HCMC – In an effort to help Vietnamese companies compete in the world market, the Ministry of Finance is considering cutting the rubber export tax to zero from the current rate of one percent.
On November 11, 2013, Vietnam’s Finance Ministry issued Circular 157/TT-BTC on export tax adjustment. The Circular decreased the export tax for centrifugal rubber and synthetic rubber from three percent to one percent. However, it also raised the export tax on other rubber products from zero to one percent.
As a result of the 2013 Circular, rubber farmers and producers faced significant difficulties in the face of increasing rubber prices. In response to the policy, many firms simply stopped producing products that were liable for export tax.
In reaction to this negative situation, the Vietnam Rubber Association (VRA) has proposed that the Ministry of Finance should consider granting a tax exemption for products coded HS 4001, 4002, and 4005, in order to help Vietnamese rubber producers become more competitive.
Vietnam’s rubber industry has been facing difficulties in the past few years due to plummeting international prices.

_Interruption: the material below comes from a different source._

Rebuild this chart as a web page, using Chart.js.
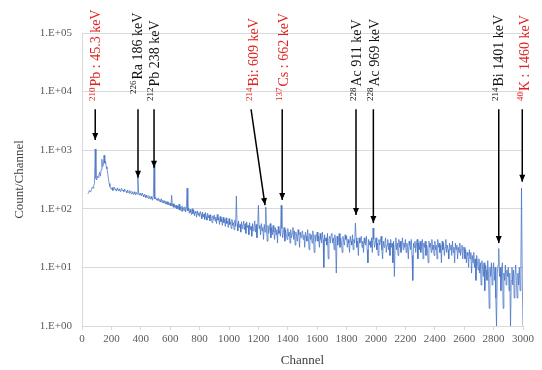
<!DOCTYPE html>
<html>
<head>
<meta charset="utf-8">
<script src="https://cdn.jsdelivr.net/npm/chart.js@4.4.1/dist/chart.umd.min.js"></script>
<style>
  body { margin: 0; background: #fff; }
  #wrap { width: 542px; height: 370px; }
</style>
</head>
<body>
<div id="wrap"><canvas id="myChart" width="542" height="370"></canvas></div>
<script>
// spectrum: counts every 5 channels, starting at channel 40
const firstChannel = 40
const channelStep = 5
const counts = [
  180, 190, 205, 195, 200, 215, 235, 225, 250, 270, 1050, 330,
  310, 360, 340, 380, 420, 360, 460, 700, 520, 560, 820, 600, 650, 520, 480, 400, 320, 270, 240, 225,
  215, 230, 205, 222, 235, 210, 218, 200, 228, 212, 204, 220, 198, 214, 225, 202, 208, 196, 218, 205,
  200, 188, 210, 194, 185, 205, 190, 180, 198, 186, 175, 195, 182, 172, 190, 178, 340, 192, 170, 184,
  176, 165, 185, 170, 160, 178, 168, 155, 172, 160, 150, 168, 156, 146, 162, 150, 140, 158, 560, 148,
  155, 142, 150, 138, 152, 135, 145, 130, 148, 128, 140, 125, 138, 122, 135, 120, 132, 118, 128, 115,
  125, 112, 170, 110, 122, 106, 118, 104, 115, 100, 112, 98, 120, 95, 108, 92, 112, 90, 105, 94,
  108, 88, 102, 225, 92, 104, 84, 98, 88, 80, 100, 82, 94, 76, 90, 84, 72, 92, 78, 86,
  74, 90, 80, 68, 88, 72, 82, 66, 86, 74, 64, 84, 70, 78, 62, 80, 68, 58, 76, 66,
  78, 62, 72, 56, 80, 64, 70, 54, 74, 60, 68, 52, 72, 58, 66, 50, 70, 56, 62, 48,
  68, 54, 60, 46, 66, 52, 58, 44, 64, 50, 165, 56, 42, 62, 48, 54, 40, 60, 46, 52,
  62, 44, 56, 38, 60, 48, 52, 36, 58, 44, 50, 34, 56, 42, 48, 62, 40, 54, 32, 50,
  115, 46, 52, 36, 56, 42, 48, 30, 54, 40, 107, 46, 28, 52, 38, 44, 56, 32, 48, 36,
  52, 40, 30, 48, 36, 44, 26, 50, 38, 42, 34, 115, 46, 32, 40, 48, 28, 44, 36, 30,
  46, 34, 40, 26, 44, 32, 38, 48, 30, 42, 24, 40, 34, 28, 44, 36, 22, 40, 32, 38,
  42, 30, 36, 22, 40, 34, 28, 44, 32, 20, 38, 30, 36, 26, 42, 32, 18, 36, 28, 34,
  40, 28, 34, 22, 38, 30, 26, 40, 30, 10, 36, 28, 32, 24, 38, 14, 30, 34, 26, 36,
  38, 26, 32, 20, 36, 28, 8, 34, 24, 30, 38, 22, 32, 26, 18, 34, 28, 24, 36, 30,
  34, 22, 30, 26, 18, 34, 28, 24, 36, 20, 30, 26, 57, 32, 22, 28, 16, 32, 26, 30,
  34, 22, 28, 18, 32, 26, 24, 34, 20, 12, 30, 24, 28, 22, 32, 18, 47, 30, 22, 26,
  32, 20, 26, 16, 30, 24, 28, 34, 20, 14, 28, 22, 26, 32, 18, 24, 30, 20, 26, 16,
  30, 22, 26, 12, 28, 7, 24, 32, 20, 26, 16, 30, 22, 28, 18, 24, 32, 20, 26, 22,
  30, 18, 26, 22, 14, 28, 24, 20, 30, 16, 6, 26, 22, 28, 18, 24, 30, 14, 26, 20,
  28, 18, 24, 30, 14, 26, 22, 28, 16, 24, 20, 12, 28, 22, 26, 18, 30, 20, 24, 16,
  28, 20, 24, 14, 30, 22, 26, 18, 24, 12, 28, 20, 26, 16, 22, 30, 18, 24, 20, 14,
  26, 20, 24, 16, 28, 18, 22, 12, 26, 20, 24, 14, 22, 18, 26, 16, 20, 24, 14, 22,
  22, 14, 20, 12, 18, 16, 10, 20, 14, 18, 8, 16, 12, 18, 10, 14, 6, 16, 12, 9,
  14, 8, 12, 5, 13, 10, 7, 12, 4, 11, 9, 6, 13, 8, 2, 10, 7, 12, 5, 9,
  12, 6, 10, 3, 1, 8, 11, 21, 7, 10, 4, 9, 12, 2, 8, 6, 11, 5, 9, 7,
  10, 4, 8, 1, 6, 10, 5, 9, 3, 7, 11, 6, 3, 8, 5, 10, 4, 7, 225, 6,
  1
]

const yTicks = [1, 10, 100, 1000, 10000, 100000]

// peak labels
const isotopes = ['210', '226', '212', '214', '137', '228', '228', '214', '40']
const peakNames = ['Pb : 45.3 keV', 'Ra 186 keV', 'Pb 238 keV', 'Bi: 609 keV', 'Cs : 662 keV',
  'Ac 911 keV', 'Ac 969 keV', 'Bi 1401 keV', 'K : 1460 keV']
const labelColors = ['#e0201c', '#111', '#111', '#e0201c', '#e0201c', '#111', '#111', '#111', '#e0201c']
const labelChannels = [90, 374, 490, 1163, 1367, 1868, 1986, 2833, 3007]
const labelBase = [6900, 9100, 6900, 6900, 6900, 6900, 6900, 6900, 6900]
const arrowFrom = [90, 381, 490, 1150, 1362, 1864, 1982, 2835, 2995]
const arrowTo = [90, 381, 490, 1245, 1362, 1864, 1982, 2835, 2995]
const arrowStart = 5000
const arrowTip = [1500, 340, 500, 116, 141, 78, 57, 26, 290]

const spectrum = counts.map((c, i) => ({ x: firstChannel + i * channelStep, y: c }))

const peakLabels = {
    id: 'peakLabels',
    afterDraw(chart) {
        const ctx = chart.ctx
        const xs = chart.scales.x
        const ys = chart.scales.y
        ctx.save()
        for (let i = 0; i < peakNames.length; i++) {
            // arrow
            const x0 = xs.getPixelForValue(arrowFrom[i])
            const y0 = ys.getPixelForValue(arrowStart)
            const x1 = xs.getPixelForValue(arrowTo[i])
            const y1 = ys.getPixelForValue(arrowTip[i])
            ctx.strokeStyle = '#000'
            ctx.lineWidth = 1.5
            ctx.beginPath()
            ctx.moveTo(x0, y0)
            ctx.lineTo(x1, y1)
            ctx.stroke()
            const a = Math.atan2(y1 - y0, x1 - x0)
            ctx.fillStyle = '#000'
            ctx.beginPath()
            ctx.moveTo(x1, y1)
            ctx.lineTo(x1 - 7 * Math.cos(a) + 3 * Math.sin(a), y1 - 7 * Math.sin(a) - 3 * Math.cos(a))
            ctx.lineTo(x1 - 7 * Math.cos(a) - 3 * Math.sin(a), y1 - 7 * Math.sin(a) + 3 * Math.cos(a))
            ctx.closePath()
            ctx.fill()

            // rotated label
            ctx.save()
            ctx.translate(xs.getPixelForValue(labelChannels[i]), ys.getPixelForValue(labelBase[i]))
            ctx.rotate(-Math.PI / 2)
            ctx.fillStyle = labelColors[i]
            ctx.textAlign = 'left'
            ctx.textBaseline = 'middle'
            ctx.font = '9px "Liberation Serif"'
            ctx.fillText(isotopes[i], 0, -3)
            const w = ctx.measureText(isotopes[i]).width
            ctx.font = '14px "Liberation Serif"'
            ctx.fillText(peakNames[i], w + 1, 1)
            ctx.restore()
        }
        ctx.restore()
    }
}

const config = {
    type: 'line',
    data: {
        datasets: [{
            data: spectrum,
            borderColor: 'rgba(68,114,196,0.75)',
            borderWidth: 1,
            pointRadius: 0,
            tension: 0,
            fill: false
        }]
    },
    options: {
        responsive: false,
        animation: false,
        layout: { padding: { left: 0, top: 33, right: 19, bottom: 0 } },
        plugins: { legend: { display: false }, tooltip: { enabled: false } },
        scales: {
            x: {
                type: 'linear',
                min: 0,
                max: 3000,
                afterFit: s => { s.height = 44 },
                border: { color: '#d9d9d9' },
                grid: { drawOnChartArea: false, color: '#d9d9d9', tickLength: 4 },
                ticks: {
                    stepSize: 200,
                    autoSkip: false,
                    maxRotation: 0,
                    padding: 3,
                    color: '#595959',
                    font: { family: 'Liberation Serif', size: 11 },
                    callback: v => String(v)
                },
                title: {
                    display: true,
                    text: 'Channel',
                    color: '#404040',
                    padding: { top: 4, bottom: 2 },
                    font: { family: 'Liberation Serif', size: 13 }
                }
            },
            y: {
                type: 'logarithmic',
                min: 1,
                max: 100000,
                afterFit: s => { s.width = 82 },
                afterBuildTicks: s => { s.ticks = yTicks.map(v => ({ value: v })) },
                border: { color: '#d9d9d9' },
                grid: { color: '#d9d9d9', drawTicks: false },
                ticks: {
                    padding: 10,
                    color: '#595959',
                    font: { family: 'Liberation Serif', size: 11 },
                    callback: v => '1.E+' + String(Math.round(Math.log10(v))).padStart(2, '0')
                },
                title: {
                    display: true,
                    text: 'Count/Channel',
                    color: '#404040',
                    padding: { top: 12, bottom: 0 },
                    font: { family: 'Liberation Serif', size: 13 }
                }
            }
        }
    },
    plugins: [peakLabels]
}

const myChart = new Chart(document.getElementById('myChart'), config)
</script>
</body>
</html>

According to the VRA, during the first five months of this year, Vietnam exported 239 thousand tons of rubber, worth US$472 million. Compared to the same period last year, export volume has shrunk by 20.5 percent, while revenue was 39.3 percent lower. The total revenue for 2014 is expected to be 25 percent to 30 percent lower than in 2013.
In addition, the amount of rubber that Vietnam has been exporting to its main export partners, China, Malaysia, and India, has been decreasing tremendously every year. For example, China imported 37.7 percent less than last year, which resulted in a 53.4 percent reduction in revenue.

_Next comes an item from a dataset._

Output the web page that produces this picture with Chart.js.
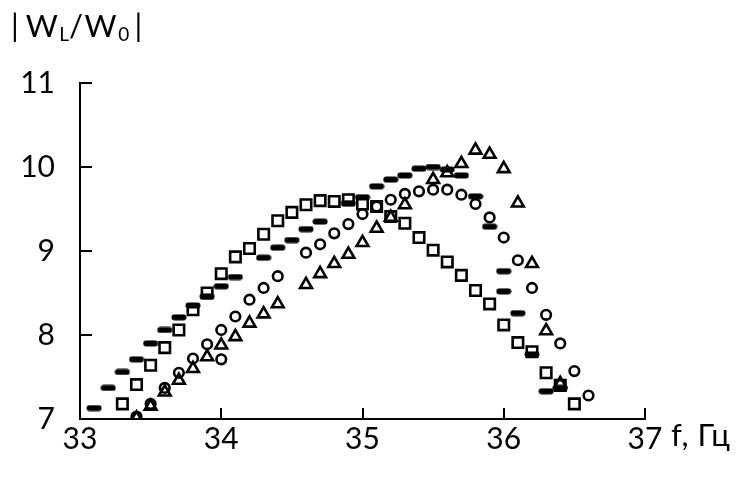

As a result of this decline in trade with the country’s main partners, many Vietnamese rubber producers have sought out new opportunities in the Asian, European, and American markets. For example, during the first half of 2014, the Lien Anh Rubber Company exported 8,500 tons of rubber, worth US$18.5 million to America, India, Singapore, and Germany.

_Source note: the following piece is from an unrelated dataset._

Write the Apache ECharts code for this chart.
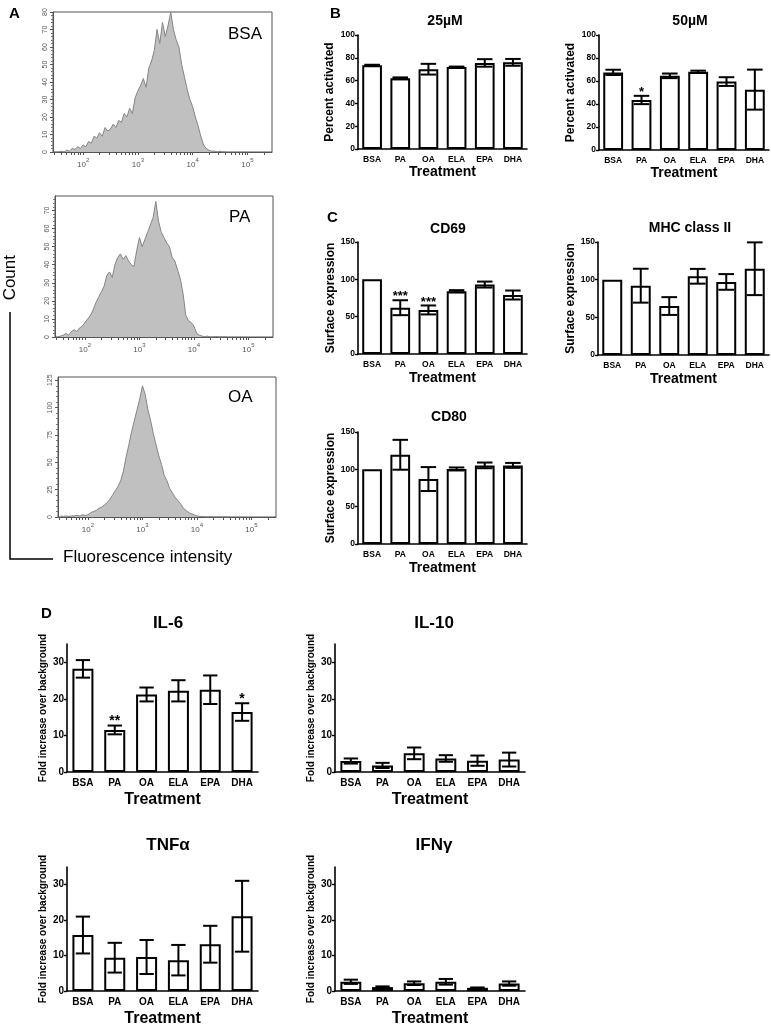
<!DOCTYPE html>
<html>
<head>
<meta charset="utf-8">
<script src="https://cdn.jsdelivr.net/npm/echarts@6/dist/echarts.min.js"></script>
<style>html,body{margin:0;padding:0;background:#fff;}#main{width:771px;height:1028px;}</style>
</head>
<body>
<div id="main"></div>
<script>
// ---------- DATA ----------
const treatments = ['BSA', 'PA', 'OA', 'ELA', 'EPA', 'DHA'];

// Panel B: percent activated
const act25Mean = [73.5, 62, 70, 72, 75.5, 76];
const act25Err  = [0.4, 0.8, 4.7, 0.3, 3.3, 3.0];
const act25Sig  = ['', '', '', '', '', ''];
const act50Mean = [67.5, 43.5, 64.5, 68, 59.5, 52.5];
const act50Err  = [2.3, 3.6, 2.0, 1.0, 3.8, 17.4];
const act50Sig  = ['', '*', '', '', '', ''];
const pctTicks  = [0, 20, 40, 60, 80, 100];

// Panel C: surface expression
const cd69Mean = [100, 62, 59, 84, 93, 79];
const cd69Err  = [0, 10, 6, 1.5, 4, 6];
const cd69Sig  = ['', '***', '***', '', '', ''];
const mhcMean  = [100, 92, 65, 104.5, 97, 114.5];
const mhcErr   = [0, 22.5, 11.8, 9.8, 10.4, 35];
const mhcSig   = ['', '', '', '', '', ''];
const cd80Mean = [100, 119.5, 87, 100.5, 105.3, 105.3];
const cd80Err  = [0, 20, 16, 2, 3.8, 3.3];
const cd80Sig  = ['', '', '', '', '', ''];
const surfTicks = [0, 50, 100, 150];

// Panel D: cytokines (fold increase over background)
const il6Mean  = [28.2, 11.5, 21.2, 22.2, 22.5, 16.4];
const il6Err   = [2.4, 1.2, 1.9, 2.9, 3.9, 2.4];
const il6Sig   = ['', '**', '', '', '', '*'];
const il10Mean = [3.0, 1.8, 5.1, 3.7, 3.1, 3.4];
const il10Err  = [0.7, 0.7, 1.6, 0.9, 1.4, 1.9];
const il10Sig  = ['', '', '', '', '', ''];
const tnfMean  = [15.8, 9.4, 9.6, 8.7, 13.2, 21.1];
const tnfErr   = [5.2, 4.2, 4.8, 4.3, 5.2, 10];
const tnfSig   = ['', '', '', '', '', ''];
const ifnMean  = [2.6, 1.1, 2.2, 2.6, 0.9, 2.1];
const ifnErr   = [0.6, 0.2, 0.5, 0.8, 0.1, 0.6];
const ifnSig   = ['', '', '', '', '', ''];
const foldTicks = [0, 10, 20, 30];

// Panel A: flow cytometry histograms (bin = log10 fluorescence intensity)
const binLog = [1.50,1.55,1.60,1.65,1.70,1.75,1.80,1.85,1.90,1.95,2.00,2.05,2.10,2.15,2.20,2.25,2.30,2.35,2.40,2.45,
  2.50,2.55,2.60,2.65,2.70,2.75,2.80,2.85,2.90,2.95,3.00,3.05,3.10,3.15,3.20,3.25,3.30,3.35,3.40,3.45,
  3.50,3.55,3.60,3.65,3.70,3.75,3.80,3.85,3.90,3.95,4.00,4.05,4.10,4.15,4.20,4.25,4.30,4.35,4.40,4.45,
  4.50,4.55,4.60];
const bsaCounts = [0,0,0.5,0,1,0.5,2,1.5,3,2,4,3,6,5,9,8,11,9,14,12,
  13,16,14,18,17,22,20,25,22,31,35,38,42,37,48,52,58,70,62,74,
  66,72,80,70,64,60,50,43,36,30,26,20,15,9,4,2,1,0.5,0.5,0,
  0.5,0,0];
const paCounts = [0,0.5,1,2,1,3,4,3,5,6,8,10,12,15,19,22,25,28,34,36,
  33,40,44,46,43,45,42,40,39,48,55,50,54,58,62,66,75,64,58,55,
  52,50,44,42,37,32,24,12,9,8,6,2,1,0.5,0,0.5,0,0,0.3,0,
  0,0,0];
const oaCounts = [1,0.5,1,0.5,1,1,1.5,1,2,1.5,2,4,5,6,8,9,11,13,16,20,
  24,28,33,42,55,66,78,88,98,108,120,112,98,88,76,66,56,48,38,33,
  26,22,18,15,12,8,6,4,3,2,1,0.5,0.5,0,0,0.3,0,0,0,0,
  0,0,0];
const histLabels = ['BSA', 'PA', 'OA'];
const histDecades = [2, 3, 4, 5];
const bsaYTicks = [0, 10, 20, 30, 40, 50, 60, 70, 80];
const paYTicks  = [0, 10, 20, 30, 40, 50, 60, 70];
const oaYTicks  = [0, 25, 50, 75, 100, 125];

// ---------- BUILD ----------
const FONT = "'Liberation Sans', Arial, Helvetica, sans-serif";
const grids = [], xAxes = [], yAxes = [], series = [], titles = [];

function addTitle(text, x, y, size, weight, align) {
  titles.push({text: text, left: x, top: y, textAlign: align || 'left',
    textStyle: {fontFamily: FONT, fontSize: size, fontWeight: weight, color: '#000'}});
}

function errRender(sig, capFrac, starSize) {
  return function (params, api) {
    const m = api.value(1), e = api.value(2);
    const pHi = api.coord([api.value(0), m + e]);
    const pLo = api.coord([api.value(0), m - e]);
    const x = pHi[0];
    const half = api.size([1, 0])[0] * capFrac / 2;
    const ls = {stroke: '#000', lineWidth: 2};
    const children = [];
    if (e > 0) {
      children.push({type: 'line', shape: {x1: x, y1: pHi[1], x2: x, y2: pLo[1]}, style: ls});
      children.push({type: 'line', shape: {x1: x - half, y1: pHi[1], x2: x + half, y2: pHi[1]}, style: ls});
      children.push({type: 'line', shape: {x1: x - half, y1: pLo[1], x2: x + half, y2: pLo[1]}, style: ls});
    }
    const s = sig[params.dataIndex];
    if (s) {
      children.push({type: 'text', style: {text: s, x: x, y: pHi[1] + 3, align: 'center', verticalAlign: 'bottom',
        fontSize: starSize, fontWeight: 'bold', fontFamily: FONT, fill: '#000'}});
    }
    return {type: 'group', children: children};
  };
}

function barPanel(c) {
  const gi = grids.length;
  grids.push({left: c.left, top: c.top, width: c.width, height: c.height, containLabel: false});
  xAxes.push({type: 'category', gridIndex: gi, data: treatments,
    axisLine: {lineStyle: {color: '#000', width: 1.6}},
    axisTick: {alignWithLabel: true, length: 3, lineStyle: {color: '#000', width: 1.4}},
    axisLabel: {fontFamily: FONT, fontWeight: 'bold', fontSize: c.catFont, color: '#000', margin: c.catMargin, interval: 0},
    name: 'Treatment', nameLocation: 'middle', nameGap: c.xNameGap,
    nameTextStyle: {fontFamily: FONT, fontWeight: 'bold', fontSize: c.xNameFont, color: '#000'}});
  yAxes.push({type: 'value', gridIndex: gi, min: 0, max: c.ymax, interval: c.interval,
    axisLine: {show: true, lineStyle: {color: '#000', width: 1.6}},
    axisTick: {show: true, length: 3, customValues: c.ticks, lineStyle: {color: '#000', width: 1.4}},
    splitLine: {show: false},
    axisLabel: {customValues: c.ticks, fontFamily: FONT, fontWeight: 'bold', fontSize: c.tickFont, color: '#000', margin: 3},
    name: c.yName, nameLocation: 'middle', nameGap: c.yNameGap, nameRotate: 90,
    nameTextStyle: {fontFamily: FONT, fontWeight: 'bold', fontSize: c.yNameFont, color: '#000'}});
  series.push({type: 'bar', xAxisIndex: gi, yAxisIndex: gi, data: c.mean, barWidth: c.barWidth,
    itemStyle: {color: '#fff', borderColor: '#000', borderWidth: 2}, silent: true, animation: false});
  series.push({type: 'custom', xAxisIndex: gi, yAxisIndex: gi, z: 5, animation: false, silent: true,
    data: c.mean.map((m, i) => [i, m, c.err[i]]),
    renderItem: errRender(c.sig, c.capFrac, c.starSize)});
  addTitle(c.title, c.titleX, c.titleY, c.titleFont, 'bold', 'center');
}

function histPanel(h) {
  const gi = grids.length;
  grids.push({left: h.left, top: h.top, width: h.width, height: h.height, show: true,
    borderColor: '#555', borderWidth: 1, containLabel: false});
  const minorLog = [];
  for (let d = 1; d <= 5; d++) for (let k = 1; k <= 9; k++) {
    const v = d + Math.log10(k);
    if (v >= 1.45 && v <= 5.45) minorLog.push(v);
  }
  xAxes.push({type: 'value', gridIndex: gi, min: 1.45, max: 5.45,
    axisLine: {show: true, lineStyle: {color: '#555', width: 1}},
    axisTick: {show: true, customValues: minorLog, length: 3, lineStyle: {color: '#555'}},
    axisLabel: {customValues: histDecades, formatter: v => '{b|10}{s|' + Math.round(v) + '}',
      margin: 5,
      rich: {
        b: {fontFamily: FONT, fontSize: 8, color: '#555', lineHeight: 12, verticalAlign: 'bottom'},
        s: {fontFamily: FONT, fontSize: 6, color: '#555', lineHeight: 12, verticalAlign: 'top'}
      }},
    splitLine: {show: false}});
  yAxes.push({type: 'value', gridIndex: gi, min: 0, max: h.ymax, interval: h.interval,
    axisLine: {show: true, lineStyle: {color: '#555', width: 1}},
    axisTick: {show: true, length: 3, customValues: h.yTicks, lineStyle: {color: '#555'}},
    minorTick: {show: true, splitNumber: 5, length: 2, lineStyle: {color: '#777'}},
    axisLabel: {customValues: h.yTicks, rotate: 90, fontFamily: FONT, fontSize: 7, color: '#555', margin: 4},
    splitLine: {show: false}, minorSplitLine: {show: false}});
  series.push({type: 'line', xAxisIndex: gi, yAxisIndex: gi, symbol: 'none', animation: false, silent: true,
    data: binLog.map((b, i) => [b, h.counts[i]]),
    lineStyle: {color: '#858585', width: 1},
    areaStyle: {color: '#c0c0c0', opacity: 1}});
  addTitle(h.label, h.labelX, h.labelY, 17, 'normal', 'left');
}

// Panel A
histPanel({left: 53, top: 12, width: 219, height: 140, ymax: 80, interval: 10, yTicks: bsaYTicks, counts: bsaCounts, label: histLabels[0], labelX: 223, labelY: 21});
histPanel({left: 55, top: 196, width: 218, height: 141, ymax: 78, interval: 10, yTicks: paYTicks, counts: paCounts, label: histLabels[1], labelX: 224, labelY: 204});
histPanel({left: 58, top: 377, width: 218, height: 140, ymax: 128, interval: 25, yTicks: oaYTicks, counts: oaCounts, label: histLabels[2], labelX: 223, labelY: 384});

// Panel B
const bStyle = {catFont: 8.5, catMargin: 6, xNameGap: 16, xNameFont: 14, tickFont: 8.5, yNameFont: 12, yNameGap: 22,
  barWidth: '70%', capFrac: 0.55, starSize: 13, titleFont: 14};
barPanel(Object.assign({}, bStyle, {left: 358, top: 35, width: 169, height: 114, ymax: 100, interval: 20, ticks: pctTicks,
  mean: act25Mean, err: act25Err, sig: act25Sig, yName: 'Percent activated', title: '25\u00B5M', titleX: 440, titleY: 9}));
barPanel(Object.assign({}, bStyle, {left: 599, top: 35, width: 170, height: 115, ymax: 100, interval: 20, ticks: pctTicks,
  mean: act50Mean, err: act50Err, sig: act50Sig, yName: 'Percent activated', title: '50\u00B5M', titleX: 685, titleY: 9}));

// Panel C
const cStyle = Object.assign({}, bStyle, {xNameGap: 17, yNameGap: 20, ymax: 150, interval: 50, ticks: surfTicks, yName: 'Surface expression'});
barPanel(Object.assign({}, cStyle, {left: 358, top: 242, width: 169, height: 112,
  mean: cd69Mean, err: cd69Err, sig: cd69Sig, title: 'CD69', titleX: 443, titleY: 217}));
barPanel(Object.assign({}, cStyle, {left: 598, top: 242, width: 171, height: 113,
  mean: mhcMean, err: mhcErr, sig: mhcSig, title: 'MHC class II', titleX: 685, titleY: 216}));
barPanel(Object.assign({}, cStyle, {left: 358, top: 432, width: 169, height: 112,
  mean: cd80Mean, err: cd80Err, sig: cd80Sig, title: 'CD80', titleX: 444, titleY: 405}));

// Panel D
const dStyle = {catFont: 10, catMargin: 6, xNameGap: 20, xNameFont: 16, tickFont: 10, yNameFont: 10, yNameGap: 19,
  barWidth: '66%', capFrac: 0.45, starSize: 14, titleFont: 17, ymax: 35, interval: 5, ticks: foldTicks,
  yName: 'Fold increase over background'};
barPanel(Object.assign({}, dStyle, {left: 67, top: 644, width: 191, height: 128,
  mean: il6Mean, err: il6Err, sig: il6Sig, title: 'IL-6', titleX: 163, titleY: 610}));
barPanel(Object.assign({}, dStyle, {left: 335, top: 644, width: 190, height: 128,
  mean: il10Mean, err: il10Err, sig: il10Sig, title: 'IL-10', titleX: 429, titleY: 610}));
barPanel(Object.assign({}, dStyle, {left: 67, top: 867, width: 191, height: 127,
  mean: tnfMean, err: tnfErr, sig: tnfSig, title: 'TNF\u03B1', titleX: 163, titleY: 832}));
barPanel(Object.assign({}, dStyle, {left: 335, top: 867, width: 190, height: 127,
  mean: ifnMean, err: ifnErr, sig: ifnSig, title: 'IFN\u03B3', titleX: 429, titleY: 832}));

// panel letters
addTitle('A', 4, 1, 15, 'bold');
addTitle('B', 325, 1, 15, 'bold');
addTitle('C', 322, 205, 15, 'bold');
addTitle('D', 36, 601, 15, 'bold');

const chart = echarts.init(document.getElementById('main'), null, {renderer: 'canvas'});
chart.setOption({
  animation: false,
  backgroundColor: '#fff',
  title: titles,
  grid: grids,
  xAxis: xAxes,
  yAxis: yAxes,
  series: series,
  graphic: [
    {type: 'text', left: 2, top: 255, rotation: Math.PI / 2,
      style: {text: 'Count', fontFamily: FONT, fontSize: 17, fill: '#000'}},
    {type: 'polyline', shape: {points: [[10, 312], [10, 559], [53, 559]]}, style: {stroke: '#000', lineWidth: 1.5, fill: null}},
    {type: 'text', left: 63, top: 549, style: {text: 'Fluorescence intensity', fontFamily: FONT, fontSize: 17, fill: '#000'}}
  ]
});
</script>
</body>
</html>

According to the Rubber Economist, a website and newsletter devoted to the rubber industry, the world will have a rubber surplus of 652,000 tons instead of the previously predicted 366,000 tons. This large jump in the surplus level is expected to put serious downward pressure on rubber producers worldwide. As the supply of rubber is greater than the current demand, many countries have called for reducing their exploitation volume rather than selling the rubber at a lower price.
Not all bad
However, the surplus is not bad news for everyone; low prices have been a boon for the tire industry. The VRA predicts that the demand for tires in Vietnam is set to increase by 5 percent a year. In 2014, demand for motorcycle tires will reach 33.96 million units and will increase to 35.66 million units in 2015. Similarly, demand for car tires in 2014 will be 5.05 million units, increasing to 5.34 million units by 2015.
Vietnam has 830 firms engaged in the tire industry; this includes 30 producers, 170 sellers, 170 exporters, and 460 importers. The main tire producers in Vietnam include the Sao Vang Rubber Company (SRC), Da Nang Rubber Company (DRC), and Casumina. Additionally, many global tire production firms, such as Bridgestone, Kumho, and Yokohama, have been drawn to Vietnam due to its plentiful rubber resources and growing demand for transportation vehicles.